## STATED EXERCISE
Transcribe the listing verbatim. Do not carry over any pictures.

..............................

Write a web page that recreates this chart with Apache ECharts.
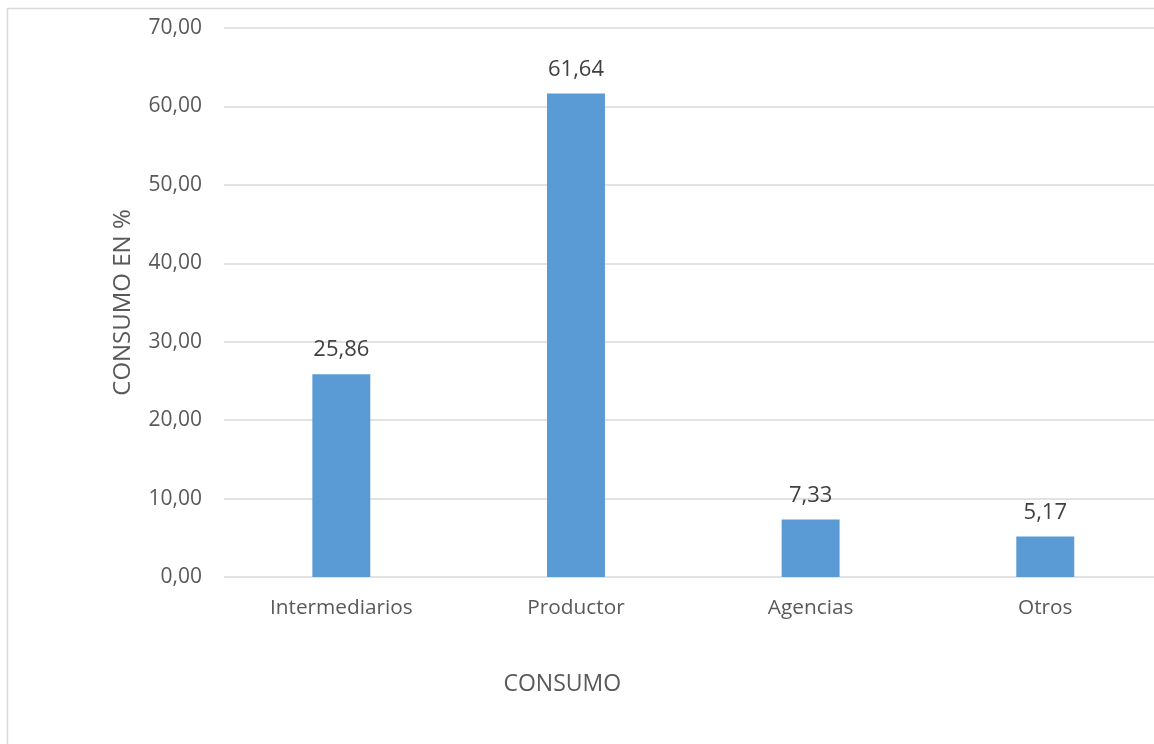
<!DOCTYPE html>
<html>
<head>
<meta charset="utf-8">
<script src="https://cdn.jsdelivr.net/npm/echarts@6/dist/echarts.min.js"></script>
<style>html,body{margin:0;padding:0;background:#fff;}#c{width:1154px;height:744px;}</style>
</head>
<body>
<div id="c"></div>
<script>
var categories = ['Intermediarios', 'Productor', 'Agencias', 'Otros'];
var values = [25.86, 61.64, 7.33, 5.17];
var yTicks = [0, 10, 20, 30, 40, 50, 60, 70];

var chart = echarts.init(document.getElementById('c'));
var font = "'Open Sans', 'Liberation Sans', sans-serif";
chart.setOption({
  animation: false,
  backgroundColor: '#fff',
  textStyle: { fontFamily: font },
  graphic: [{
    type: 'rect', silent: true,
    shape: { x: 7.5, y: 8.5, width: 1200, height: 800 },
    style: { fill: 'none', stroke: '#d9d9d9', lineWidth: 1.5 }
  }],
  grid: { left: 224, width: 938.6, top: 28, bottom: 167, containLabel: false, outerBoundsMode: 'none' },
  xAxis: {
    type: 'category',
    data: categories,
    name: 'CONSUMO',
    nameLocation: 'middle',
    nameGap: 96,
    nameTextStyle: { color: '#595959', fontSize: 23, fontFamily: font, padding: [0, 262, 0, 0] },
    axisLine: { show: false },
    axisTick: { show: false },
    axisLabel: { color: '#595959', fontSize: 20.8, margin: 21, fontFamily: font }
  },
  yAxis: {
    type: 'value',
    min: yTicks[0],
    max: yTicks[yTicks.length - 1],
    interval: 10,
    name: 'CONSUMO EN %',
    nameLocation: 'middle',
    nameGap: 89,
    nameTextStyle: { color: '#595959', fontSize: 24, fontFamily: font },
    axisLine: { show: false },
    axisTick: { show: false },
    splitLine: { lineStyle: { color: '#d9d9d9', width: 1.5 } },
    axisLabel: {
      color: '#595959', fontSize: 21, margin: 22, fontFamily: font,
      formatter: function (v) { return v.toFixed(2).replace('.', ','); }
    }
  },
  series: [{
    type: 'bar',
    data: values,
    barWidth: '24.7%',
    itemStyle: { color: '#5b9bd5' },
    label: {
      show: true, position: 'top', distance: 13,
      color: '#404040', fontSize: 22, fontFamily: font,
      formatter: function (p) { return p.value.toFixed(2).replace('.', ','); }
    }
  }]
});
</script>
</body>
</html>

..............................

## REPLY TO THE TASK
Write a web page that recreates this chart with Apache ECharts.
<!DOCTYPE html>
<html>
<head>
<meta charset="utf-8">
<script src="https://cdn.jsdelivr.net/npm/echarts@6/dist/echarts.min.js"></script>
<style>html,body{margin:0;padding:0;background:#fff;}#c{width:1154px;height:744px;}</style>
</head>
<body>
<div id="c"></div>
<script>
var categories = ['Intermediarios', 'Productor', 'Agencias', 'Otros'];
var values = [25.86, 61.64, 7.33, 5.17];
var yTicks = [0, 10, 20, 30, 40, 50, 60, 70];

var chart = echarts.init(document.getElementById('c'));
var font = "'Open Sans', 'Liberation Sans', sans-serif";
chart.setOption({
  animation: false,
  backgroundColor: '#fff',
  textStyle: { fontFamily: font },
  graphic: [{
    type: 'rect', silent: true,
    shape: { x: 7.5, y: 8.5, width: 1200, height: 800 },
    style: { fill: 'none', stroke: '#d9d9d9', lineWidth: 1.5 }
  }],
  grid: { left: 224, width: 938.6, top: 28, bottom: 167, containLabel: false, outerBoundsMode: 'none' },
  xAxis: {
    type: 'category',
    data: categories,
    name: 'CONSUMO',
    nameLocation: 'middle',
    nameGap: 96,
    nameTextStyle: { color: '#595959', fontSize: 23, fontFamily: font, padding: [0, 262, 0, 0] },
    axisLine: { show: false },
    axisTick: { show: false },
    axisLabel: { color: '#595959', fontSize: 20.8, margin: 21, fontFamily: font }
  },
  yAxis: {
    type: 'value',
    min: yTicks[0],
    max: yTicks[yTicks.length - 1],
    interval: 10,
    name: 'CONSUMO EN %',
    nameLocation: 'middle',
    nameGap: 89,
    nameTextStyle: { color: '#595959', fontSize: 24, fontFamily: font },
    axisLine: { show: false },
    axisTick: { show: false },
    splitLine: { lineStyle: { color: '#d9d9d9', width: 1.5 } },
    axisLabel: {
      color: '#595959', fontSize: 21, margin: 22, fontFamily: font,
      formatter: function (v) { return v.toFixed(2).replace('.', ','); }
    }
  },
  series: [{
    type: 'bar',
    data: values,
    barWidth: '24.7%',
    itemStyle: { color: '#5b9bd5' },
    label: {
      show: true, position: 'top', distance: 13,
      color: '#404040', fontSize: 22, fontFamily: font,
      formatter: function (p) { return p.value.toFixed(2).replace('.', ','); }
    }
  }]
});
</script>
</body>
</html>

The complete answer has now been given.